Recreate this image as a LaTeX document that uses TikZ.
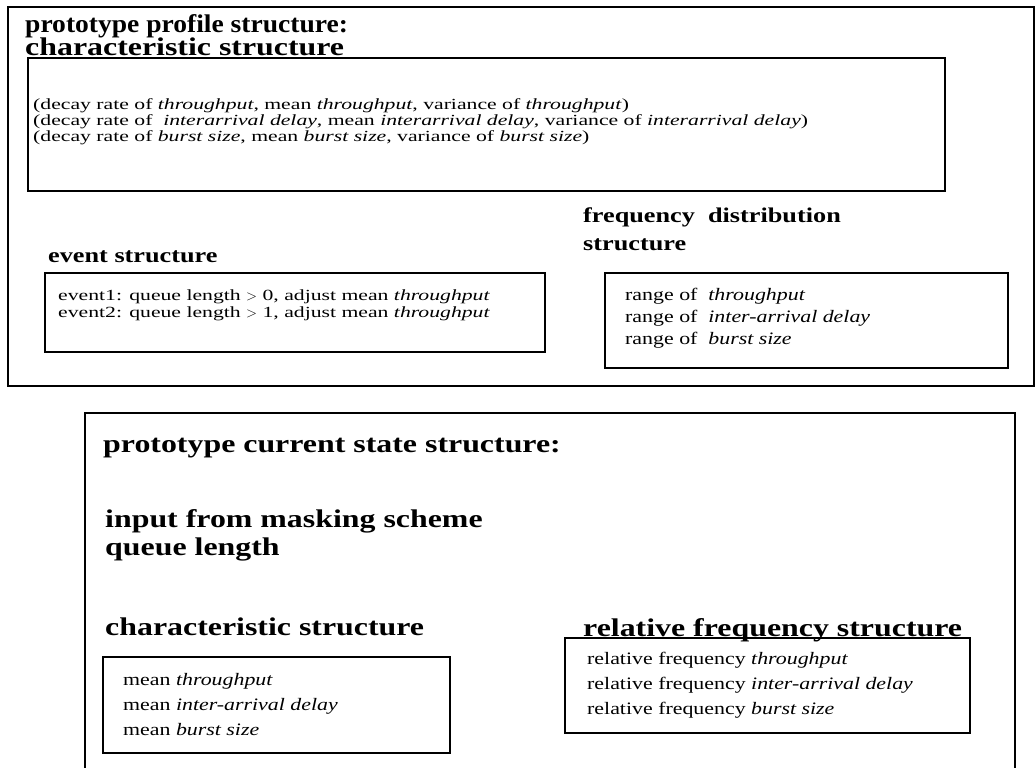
\documentclass[tikz,border=0pt]{standalone}
\usepackage{fontspec}
\setmainfont{Liberation Serif}[FakeStretch=1.25]
\newfontfamily\tightfont{Liberation Serif}[FakeStretch=1.4]
\newfontfamily\narrowfont{Liberation Serif}[FakeStretch=1.08]
\usetikzlibrary{positioning}

\tikzset{
  box/.style={draw=black, line width=1.4pt},
  head/.style={anchor=base west, inner sep=0pt, font=\fontsize{25.5}{27}\selectfont\bfseries},
  narrowhead/.style={anchor=base west, inner sep=0pt, font=\narrowfont\fontsize{25.5}{27}\selectfont\bfseries},
  subhead/.style={anchor=base west, inner sep=0pt, font=\fontsize{21}{23}\selectfont\bfseries},
  entry/.style={anchor=base west, inner sep=0pt, font=\fontsize{17.5}{19}\selectfont},
  smallentry/.style={anchor=base west, inner sep=0pt, font=\tightfont\fontsize{15.5}{16}\selectfont}
}

\begin{document}
\begin{tikzpicture}[x=1pt, y=-1pt]
\useasboundingbox (0,0) rectangle (1036,768);

% upper part: the profile
\draw[box] (8,7) rectangle (1034,386);
\node[narrowhead] (proftitle) at (25,33) {prototype profile structure:};
\node[head] (profchar) at (25,56) {characteristic structure};

\draw[box] (28,58) rectangle (945,191);
\foreach \i/\y/\txt in {
1/109/{(decay rate of \textit{throughput}, mean \textit{throughput}, variance of \textit{throughput})},
2/125/{(decay rate of \ \textit{interarrival delay}, mean \textit{interarrival delay}, variance of \textit{interarrival delay})},
3/141/{(decay rate of \textit{burst size}, mean \textit{burst size}, variance of \textit{burst size})}}
\node[smallentry] (char\i) at (33,\y) {\txt};

% event structure
\node[subhead] (evhead) at (48,262) {event structure};
\draw[box] (45,273) rectangle (545,352);
\node[smallentry] (ev1) at (58,300) {event1: queue length $>$ 0, adjust mean \textit{throughput}};
\node[smallentry] (ev2) at (58,317) {event2: queue length $>$ 1, adjust mean \textit{throughput}};

% frequency distribution
\node[subhead] (fdhead) at (583,222) {frequency\ \ distribution};
\node[subhead] (fdhead2) at (583,250) {structure};
\draw[box] (605,273) rectangle (1008,368);
\foreach \i/\y/\txt in {1/300/throughput, 2/322/inter-arrival delay, 3/344/burst size}
\node[entry] (fd\i) at (625,\y) {range of \ \textit{\txt}};

% lower part: the current state
\draw[box] (85,768) -- (85,413) -- (1015,413) -- (1015,768);
\node[head] (curtitle) at (103,452) {prototype current state structure:};
\node[head] (input) at (105,527) {input from masking scheme};
\node[head] (queue) at (105,555) {queue length};
\node[head] (curchar) at (105,635) {characteristic structure};

\draw[box] (103,657) rectangle (450,753);
\foreach \i/\y/\txt in {1/685/throughput, 2/710/inter-arrival delay, 3/735/burst size}
\node[entry] (mean\i) at (123,\y) {mean \textit{\txt}};

\draw[box] (565,638) rectangle (970,733);
\node[head] (relhead) at (583,636) {relative frequency structure};
\foreach \i/\y/\txt in {1/664/throughput, 2/689/inter-arrival delay, 3/714/burst size}
\node[entry] (rel\i) at (587,\y) {relative frequency \textit{\txt}};
\end{tikzpicture}
\end{document}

## TASK DESCRIPTION:
The pictures should not be reproduced; quote all of the other material exactly.

## THE RESULT:
Recreate this image as a LaTeX document that uses TikZ.
\documentclass[tikz,border=0pt]{standalone}
\usepackage{fontspec}
\setmainfont{Liberation Serif}[FakeStretch=1.25]
\newfontfamily\tightfont{Liberation Serif}[FakeStretch=1.4]
\newfontfamily\narrowfont{Liberation Serif}[FakeStretch=1.08]
\usetikzlibrary{positioning}

\tikzset{
  box/.style={draw=black, line width=1.4pt},
  head/.style={anchor=base west, inner sep=0pt, font=\fontsize{25.5}{27}\selectfont\bfseries},
  narrowhead/.style={anchor=base west, inner sep=0pt, font=\narrowfont\fontsize{25.5}{27}\selectfont\bfseries},
  subhead/.style={anchor=base west, inner sep=0pt, font=\fontsize{21}{23}\selectfont\bfseries},
  entry/.style={anchor=base west, inner sep=0pt, font=\fontsize{17.5}{19}\selectfont},
  smallentry/.style={anchor=base west, inner sep=0pt, font=\tightfont\fontsize{15.5}{16}\selectfont}
}

\begin{document}
\begin{tikzpicture}[x=1pt, y=-1pt]
\useasboundingbox (0,0) rectangle (1036,768);

% upper part: the profile
\draw[box] (8,7) rectangle (1034,386);
\node[narrowhead] (proftitle) at (25,33) {prototype profile structure:};
\node[head] (profchar) at (25,56) {characteristic structure};

\draw[box] (28,58) rectangle (945,191);
\foreach \i/\y/\txt in {
1/109/{(decay rate of \textit{throughput}, mean \textit{throughput}, variance of \textit{throughput})},
2/125/{(decay rate of \ \textit{interarrival delay}, mean \textit{interarrival delay}, variance of \textit{interarrival delay})},
3/141/{(decay rate of \textit{burst size}, mean \textit{burst size}, variance of \textit{burst size})}}
\node[smallentry] (char\i) at (33,\y) {\txt};

% event structure
\node[subhead] (evhead) at (48,262) {event structure};
\draw[box] (45,273) rectangle (545,352);
\node[smallentry] (ev1) at (58,300) {event1: queue length $>$ 0, adjust mean \textit{throughput}};
\node[smallentry] (ev2) at (58,317) {event2: queue length $>$ 1, adjust mean \textit{throughput}};

% frequency distribution
\node[subhead] (fdhead) at (583,222) {frequency\ \ distribution};
\node[subhead] (fdhead2) at (583,250) {structure};
\draw[box] (605,273) rectangle (1008,368);
\foreach \i/\y/\txt in {1/300/throughput, 2/322/inter-arrival delay, 3/344/burst size}
\node[entry] (fd\i) at (625,\y) {range of \ \textit{\txt}};

% lower part: the current state
\draw[box] (85,768) -- (85,413) -- (1015,413) -- (1015,768);
\node[head] (curtitle) at (103,452) {prototype current state structure:};
\node[head] (input) at (105,527) {input from masking scheme};
\node[head] (queue) at (105,555) {queue length};
\node[head] (curchar) at (105,635) {characteristic structure};

\draw[box] (103,657) rectangle (450,753);
\foreach \i/\y/\txt in {1/685/throughput, 2/710/inter-arrival delay, 3/735/burst size}
\node[entry] (mean\i) at (123,\y) {mean \textit{\txt}};

\draw[box] (565,638) rectangle (970,733);
\node[head] (relhead) at (583,636) {relative frequency structure};
\foreach \i/\y/\txt in {1/664/throughput, 2/689/inter-arrival delay, 3/714/burst size}
\node[entry] (rel\i) at (587,\y) {relative frequency \textit{\txt}};
\end{tikzpicture}
\end{document}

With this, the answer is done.